More than in what Merkel and Hollande say, the problem lies in what they do not say and especially in they do not represent: France and Germany, when speaking together, are no longer representing a vision for Europe.
The Franco-German couple does not inspire anymore. There are many reasons for this, of which I would like to point out three.
First, the EU is now much larger than it was at the times of the German-French motor , and for many new Member States who joined since the 1980s, the overcoming of the rivalry between France and Germany is an interesting historical event, but not much more than that. It as a positive and welcome fact, but not something that will make the heart of people in Portugal or Estonia beat faster. The symbolism of the two leaders from France and Germany speaking in the capital of the once disputed territories of Alsace and Lorraine is lost on the majority of the EU countries. This may be unfortunate, but they have their own historical battles and tragedies to remember.
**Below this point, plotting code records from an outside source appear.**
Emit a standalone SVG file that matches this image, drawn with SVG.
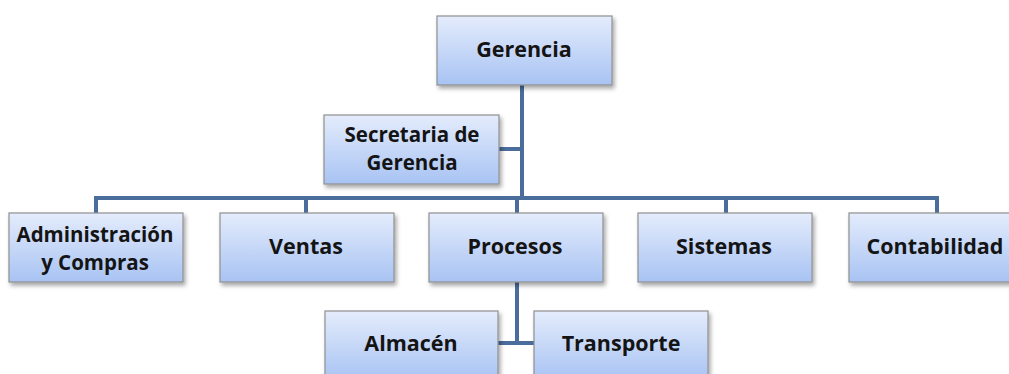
<svg xmlns="http://www.w3.org/2000/svg" width="1009" height="374" viewBox="0 0 1009 374">
<defs>
<linearGradient id="g" x1="0" y1="0" x2="0" y2="1">
<stop offset="0" stop-color="#e4ecfc"/>
<stop offset="1" stop-color="#a8c3f3"/>
</linearGradient>
<filter id="sh" x="-10%" y="-10%" width="130%" height="140%">
<feDropShadow dx="2" dy="3" stdDeviation="2" flood-color="#000" flood-opacity="0.35"/>
</filter>
</defs>
<style>
.box{fill:url(#g);stroke:#8f8f8f;stroke-width:1.2;filter:url(#sh)}
.t{font-family:"Open Sans","Noto Sans",sans-serif;font-weight:bold;font-size:21.5px;fill:#141414;text-anchor:middle}
.t2{font-size:20.5px}
.c{fill:none;stroke:#4a6d9c;stroke-width:4}
</style>
<rect width="1009" height="374" fill="#fff"/>
<g id="connectors">
<path class="c" d="M522 85 V198"/>
<path class="c" d="M499 149 H522"/>
<path class="c" d="M96 213 V198 H937 V213"/>
<path class="c" d="M306 198 V213"/>
<path class="c" d="M517 198 V213"/>
<path class="c" d="M726 198 V213"/>
<path class="c" d="M517 281 V343"/>
<path class="c" d="M498 343 H534"/>
</g>
<g id="gerencia"><rect class="box" x="437" y="16" width="175" height="69"/><text class="t" x="524" y="57">Gerencia</text></g>
<g id="secretaria"><rect class="box" x="324" y="115" width="175" height="69"/><text class="t t2" x="412" y="142">Secretaria de</text><text class="t t2" x="412" y="170">Gerencia</text></g>
<g id="administracion"><rect class="box" x="9" y="213" width="174" height="69"/><text class="t t2" x="95" y="242">Administración</text><text class="t t2" x="95" y="270">y Compras</text></g>
<g id="ventas"><rect class="box" x="220" y="213" width="174" height="69"/><text class="t" x="306" y="254">Ventas</text></g>
<g id="procesos"><rect class="box" x="429" y="213" width="174" height="69"/><text class="t" x="515" y="254">Procesos</text></g>
<g id="sistemas"><rect class="box" x="638" y="213" width="174" height="69"/><text class="t" x="724" y="254">Sistemas</text></g>
<g id="contabilidad"><rect class="box" x="849" y="213" width="174" height="69"/><text class="t" x="935" y="254">Contabilidad</text></g>
<g id="almacen"><rect class="box" x="325" y="311" width="173" height="69"/><text class="t" x="411" y="351">Almacén</text></g>
<g id="transporte"><rect class="box" x="534" y="311" width="174" height="69"/><text class="t" x="621" y="351">Transporte</text></g>
</svg>
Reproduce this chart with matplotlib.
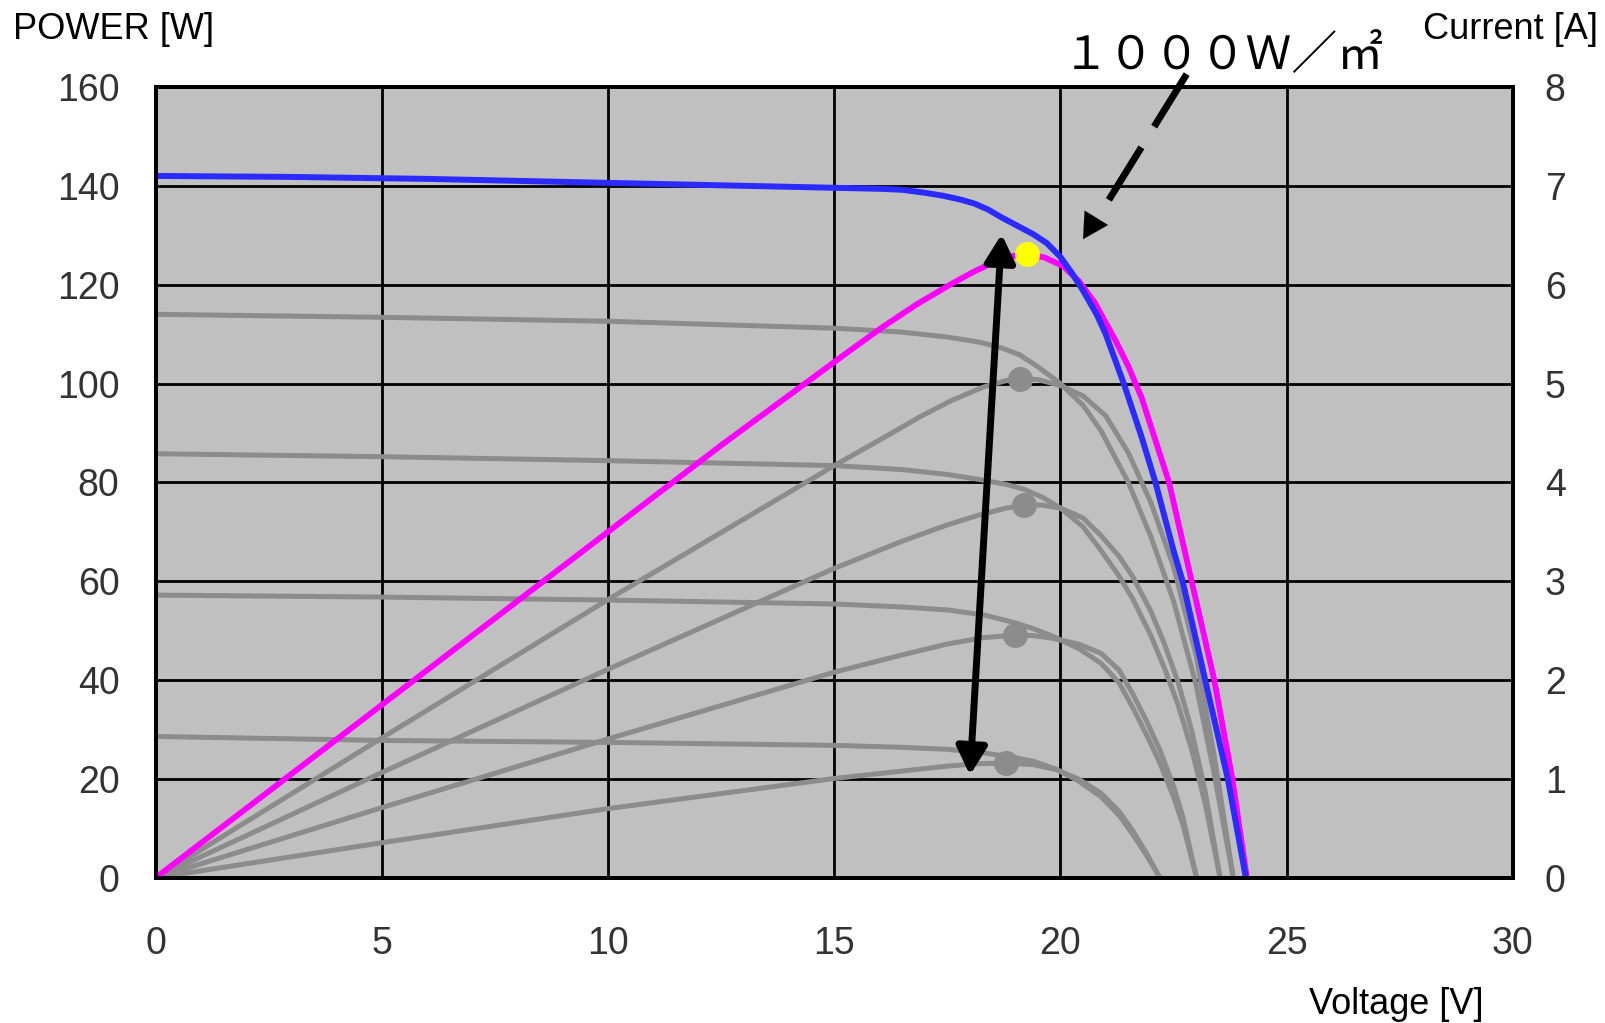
import matplotlib
matplotlib.use("Agg")
import matplotlib.pyplot as plt

# 1000 W/m2 curve: current (blue) and power (magenta)
volt_i1000 = [0, 3, 6, 9, 12, 15, 16.0, 16.5, 17.0, 17.4, 17.8, 18.1, 18.4, 18.7, 19.03, 19.4, 19.7, 20.0, 20.25,
              20.5, 20.8, 21.0, 21.4, 21.8, 22.1, 22.5, 22.7, 23.2, 23.7, 24.1]
amp_1000 = [7.10, 7.09, 7.07, 7.04, 7.01, 6.98, 6.97, 6.96, 6.93, 6.90, 6.86, 6.82, 6.76, 6.68, 6.60, 6.51, 6.42, 6.28, 6.12,
            5.94, 5.70, 5.50, 5.00, 4.45, 4.00, 3.31, 3.00, 2.00, 1.00, 0.0]
volt_p1000 = [0, 5, 10, 12.5, 15.35, 16.08, 16.82, 17.56, 18.1, 18.59, 18.95, 19.25, 19.65, 20.05, 20.4,
              20.75, 21.2, 21.5, 21.8, 22.1, 22.4, 22.9, 23.4, 23.8, 24.12]
watt_1000 = [0, 35, 70, 87.5, 106.7, 111.5, 116.0, 120.0, 122.7, 124.8, 125.8, 126.2, 125.5, 123.8, 120.8,
             116.5, 109, 103.5, 97, 88.5, 80, 60, 40, 20, 0]

# lower irradiance curves (grey)
volt_i800 = [0, 5, 10, 15, 16.5, 17.5, 18.2, 18.7, 19.1, 19.5, 20.0, 20.5, 20.9, 21.5, 22.0, 22.5, 23.0, 23.4, 23.82]
amp_800 = [5.70, 5.67, 5.63, 5.56, 5.52, 5.47, 5.42, 5.36, 5.29, 5.17, 5.00, 4.78, 4.52, 4.00, 3.45, 2.80, 1.95, 1.05, 0]
volt_p800 = [0, 5, 10, 15, 16.2, 16.9, 17.6, 18.3, 18.8, 19.1, 19.5, 20.0, 20.5, 21.0, 21.5, 22.0, 22.5, 23.0, 23.4, 23.82]
watt_800 = [0, 28.3, 56.3, 83.4, 89.6, 93.3, 96.6, 99.3, 100.6, 101, 100.8, 99.6, 97.5, 93.5, 86, 75.9, 63, 44.9, 24.6, 0]

volt_600 = [0, 5, 10, 15, 16.5, 17.5, 18.2, 18.8, 19.2, 19.6, 20.0, 20.5, 20.9, 21.3, 21.6, 22.0, 22.3, 22.6, 22.9, 23.2, 23.53]
amp_600 = [4.29, 4.26, 4.22, 4.17, 4.13, 4.08, 4.03, 3.98, 3.93, 3.85, 3.74, 3.55, 3.31, 3.05, 2.82, 2.45, 2.12, 1.75, 1.30, 0.75, 0]
watt_600 = [0, 21.3, 42.2, 62.6, 68.1, 71.4, 73.4, 74.8, 75.4, 75.4, 74.8, 72.8, 69.2, 65.0, 60.9, 53.9, 47.3, 39.6, 29.8, 17.4, 0]

volt_400 = [0, 5, 10, 15, 16.5, 17.5, 18.3, 19.0, 19.4, 19.8, 20.4, 20.9, 21.3, 21.6, 21.9, 22.2, 22.5, 22.7, 23.01]
amp_400 = [2.86, 2.84, 2.81, 2.77, 2.74, 2.71, 2.66, 2.58, 2.52, 2.45, 2.32, 2.17, 1.97, 1.72, 1.45, 1.16, 0.82, 0.55, 0]
watt_400 = [0, 14.2, 28.1, 41.6, 45.1, 47.3, 48.6, 49.1, 49.0, 48.5, 47.3, 45.4, 42.0, 37.2, 31.8, 25.8, 18.5, 12.5, 0]

volt_200 = [0, 5, 10, 15, 16.5, 17.5, 18.2, 18.8, 19.4, 19.9, 20.4, 20.9, 21.3, 21.6, 21.9, 22.2]
amp_200 = [1.43, 1.39, 1.37, 1.34, 1.32, 1.30, 1.27, 1.23, 1.18, 1.10, 0.98, 0.82, 0.63, 0.44, 0.23, 0]
watt_200 = [0, 7.1, 14.0, 20.1, 21.6, 22.6, 23.1, 23.2, 22.9, 21.9, 20.0, 17.1, 13.4, 9.5, 5.0, 0]

# maximum power points
peak_volt = [19.1, 19.2, 19.0, 18.8]
peak_watt = [101, 75.4, 49.1, 23.2]
mpp_volt = 19.25
mpp_watt = 126.2

x_ticks = [0, 5, 10, 15, 20, 25, 30]
p_ticks = [0, 20, 40, 60, 80, 100, 120, 140, 160]
i_ticks = [0, 1, 2, 3, 4, 5, 6, 7, 8]

GREY = '#8c8c8c'
tick_font = dict(fontsize=27, fontfamily='Liberation Sans', color='#333333')
label_font = dict(fontsize=26, family='Liberation Sans', color='black')

fig = plt.figure(figsize=(16.06, 10.23), dpi=100)
ax = fig.add_axes([0.0969, 0.1419, 0.8451, 0.7731])
ax2 = ax.twinx()

ax.set_xlim(0, 30)
ax.set_ylim(0, 160)
ax2.set_ylim(0, 8)
ax.set_autoscale_on(False)
ax.set_facecolor('#c0c0c0')

ax.set_xticks(x_ticks, labels=[str(t) for t in x_ticks], **tick_font)
ax.set_yticks(p_ticks, labels=[str(t) for t in p_ticks], **tick_font)
ax2.set_yticks(i_ticks, labels=[str(t) for t in i_ticks], **tick_font)
ax.tick_params(axis='y', length=0, pad=26)
ax.tick_params(axis='x', length=0, pad=35)
ax2.tick_params(axis='y', length=0, pad=23)
ax.grid(True, color='black', lw=2)
for a in (ax, ax2):
    for s in a.spines.values():
        s.set_linewidth(2.8)
        s.set_color('black')

itrans = ax2.transData  # current curves use the right-hand scale

# grey curves
for v, i in [(volt_i800, amp_800), (volt_600, amp_600), (volt_400, amp_400), (volt_200, amp_200)]:
    ax.plot(v, i, color=GREY, lw=3.6, transform=itrans, zorder=2, solid_capstyle='round')
for v, p in [(volt_p800, watt_800), (volt_600, watt_600), (volt_400, watt_400), (volt_200, watt_200)]:
    ax.plot(v, p, color=GREY, lw=3.6, zorder=2, solid_capstyle='round')

ax.plot(volt_p1000, watt_1000, color='#ff00ff', lw=4.2, zorder=3)
ax.plot(volt_i1000, amp_1000, color='#2b2bff', lw=4.3, transform=itrans, zorder=4)

ax.plot(peak_volt, peak_watt, 'o', color=GREY, ms=18, mec='none', zorder=5)
ax.plot([mpp_volt], [mpp_watt], 'o', color='#ffff00', ms=18, mec='none', zorder=6)

# double headed arrow through the peaks
ax.annotate('', xy=(18.7, 130.2), xytext=(18.0, 20.8),
            arrowprops=dict(arrowstyle='<|-|>,head_length=0.4,head_width=0.22', lw=5,
                            color='black', mutation_scale=42, shrinkA=0, shrinkB=0),
            zorder=7)

# dashed pointer from the label
ax.plot([22.79, 21.06], [162.6, 137.0], color='black', lw=5, dashes=(8.9, 3.5),
        solid_capstyle='butt', dash_capstyle='butt', clip_on=False, zorder=7)
ax.annotate('', xy=(20.5, 129.2), xytext=(20.79, 133.5),
            arrowprops=dict(arrowstyle='-|>,head_length=0.4,head_width=0.22', lw=0.1,
                            color='black', mutation_scale=45, shrinkA=0, shrinkB=0),
            zorder=7)

fig.text(0.7620, 0.946, '１０００Ｗ／㎡', family=['Noto Sans CJK JP', 'DejaVu Sans'],
         fontsize=33, ha='center', va='center')
fig.text(13 / 1606, 1 - 39 / 1023, 'POWER [W]', ha='left', va='baseline', **label_font)
fig.text(1598 / 1606, 1 - 39 / 1023, 'Current [A]', ha='right', va='baseline', **label_font)
fig.text(1396 / 1606, 1 - 1014 / 1023, 'Voltage [V]', ha='center', va='baseline', **label_font)

fig.savefig('out.png', dpi=100, facecolor='white')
Secondly, to many EU observers, France and Germany represent the core of the problem which is: intergovernmentalism. The European Council is where European solutions go to die, or are only revived after too many fractious summits, when it may already be too late. To give just one example, Merkozy killed Eurobonds during a walk in Deauville, and the eurozone crisis became intractable until Mario Draghi, president of the European Central Bank (ECB) uttered his famous ‘whatever it takes’. In consequence, Europe may be the only region of the world where people pay more attention to a central banker than to the executive leaders, and rightly so.
But, thirdly and most importantly, France and Germany fail to inspire because ─ well — they do not say inspiring things. They are bound by their own limits. In the beginning of 2013, François Hollande gave a press conference in the Élysée Palace, and he thought he was being visionary by proposing a Franco-German University. Will that inspire the jobless youth of Greece and Spain? He should have made a bold proposal for a real EU University, located in the various crisis countries, which would take the Erasmus programme to another level and ensure that Europe remains an advanced ‘knowledge society’. But he did not, because somehow for him (a little bit less so for Merkel) being Franco-German is the only ambition it takes.
Yet Europe needs a lot more ambition. Things like a Marshall plan for the south, which I would call a ‘Ulysses Project’; a European unemployment subsidy; a ‘social inheritance’ scheme that would support the European youth invest in their lives and careers. Even the Energy Union, as put forward by Donald Tusk, is more practical and interesting than anything by Merkollande recently. So was Merkel’s bold stance on refugees, which means that Germany and France are worth more when they work independently than when they function as a couple.
And that is how it should be. In Europe now, we need great ideas that are able to mobilise people. And these ideas should come from any political or social leader, not from an outdated couple.